As the House Transportation & Infrastructure Committee stated during the passage of the Passenger Rail Reform and Investment Act of 2015, “By 2039 the U.S. population will exceed 400 million and the population concentration in our urban areas is increasing. Transportation solutions for these people are paramount in order to support an expanding U.S. economy. The costs of congestion and poor transportation infrastructure continue to rise for commuters: almost $121 billion each year is wasted in ime and fuel, up from only $24 billion in 1982. In addition, Americans spend a staggering 5.5 billion hours annually stuck in traffic.”
And as the Senate EPW Committee wrote in its introduction of the DRIVE Act, transportation infrastructure “investments will create new jobs, provide a sustained boost to our nation’s economy, and keep America competitive in the global marketplace.”
The most recent data and analyses from the Department of the Treasury and the Council of Economic Advisors “Confirmed and strengthened their findings that now is an ideal time to increase our investment in infrastructure for the following four key reasons:
- Well-designed infrastructure investments have long-term economic benefits and create jobs in the short run;
- This economic activity and job creation is especially timely as there is currently a high level of underutilized resources that can be used to improve and expand our infrastructure;
- Middle-class Americans would benefit disproportionately from this investment through both the creation of middle-class jobs and by lowering transportation costs for American households; and
- There is strong demand by the public and businesses for additional transportation infrastructure capacity.”
The OneRail Coalition intends to work with the THUD sub-committees to urge the maximum possible funding be allocated to the following accounts, but as you know their ability to invest in these critical programs will be dependent on the allocations received:
- Amtrak capital and operating support, which is used to
o maintain existing equipment and infrastructure;
o invest in improvements that support faster, more frequent and more reliable service;
o replace the aging fleet of locomotives and passenger rail cars;
o fund safety and security projects;
o improve station accessibility under requirements of the Americans with Disabilities Act; and
o support the continued operation of the national intercity long distance passenger rail network and the state-supported short distance routes.
Amtrak continues to set ridership records on both its highly visible Northeast Corridor and across the country on their state-supported services and long distance trains, and its improved performance now enables it to meet 93 percent of its operating costs. However, the Amtrak-owned system is in decay, infrastructure is deteriorating, and Congress must increase its investment in Amtrak so that passenger rail can continue to contribute to our national economy.
Capital assistance to the States for intercity passenger rail service, which will be used by States to accelerate ongoing projects and to advance other projects for which planning and environmental work is nearing completion. The Passenger Rail Reform and Investment Act of 2015 (PRRIA), which passed the House by a vote of 316-101 on March 4, 2015 and the DRIVE Act, which passed the Senate 65-34 on July 30, 2015, both authorized similar programs of National Infrastructure and Safety Investments.

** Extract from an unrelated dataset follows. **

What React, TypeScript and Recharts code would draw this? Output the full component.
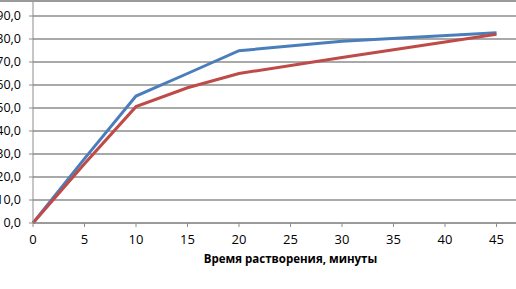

- Competitive, merit-based, TIGER Grants, which enable States and local governments to build innovative multi-modal and multi-jurisdictional projects, frequently in partnership with significant private contributions. These types of projects are very difficult to fund through traditional programs. Since 2009, the TIGER program has provided nearly $4.6 billion to 381 projects in all 50 states – including 133 projects to support rural and tribal communities. Demand for the program has been overwhelming with more than 6,600 applications requesting more than $134 billion for transportation projects across the country.
- New Starts/Small Starts Capital Investment Grants, which are used throughout the country to leverage local investments to build and expand commuter rail, light rail, and heavy rail systems. There is tremendous demand for these rail systems – in the most recently reported year, passenger trips grew to 4.8 billion trips year and passenger miles grew by 5.6 percent to 31.2 billion, or more than 85 million passenger miles every single day. Nine projects are already in the existing New Starts Full Funding Grant Agreement (FFGA) process, six are in the New Starts Engineering phase, and a full 40 additional projects are in the Project Development phase. $2.881b for FY2016 would be required just to fund the Existing and Recommended New Starts, Small Starts, and Core Capacity projects.
The OneRail Coalition believes that rail is a crucial component of an efficient transportation network that allows people and goods to move quickly and safety to their destinations, enhancing productivity, creating jobs, and allowing America to remain the largest and best functioning economy in the world. A smooth logistics system with intermodal connectivity and without major chokepoints also strengthens our exporters’ ability to compete in the global economy.
The nation’s privately owned freight railroads are investing billions in their own infrastructure and equipment – over $29 billion planned in 2015 and more than $575 billion total since 1980. While this will continue, public investments in rail transportation infrastructure are also critical to spur economic growth and encourage new business development, which will add new jobs and expand employment opportunities throughout the nation. Investment in rail infrastructure also supports hundreds of thousands of good-paying private sector rail supply and service jobs throughout the country. The record is clear that rail is safe, productive, efficient, and environmentally sustainable, and that rail promotes energy independence and contributes positively to public health and well-being.
The OneRail Coalition looks forward to working with the bipartisan leadership of the House and Senate to invest effectively in domestic transportation infrastructure to support a growing economy, and urges the Appropriations Committees to take a leadership role on this national priority.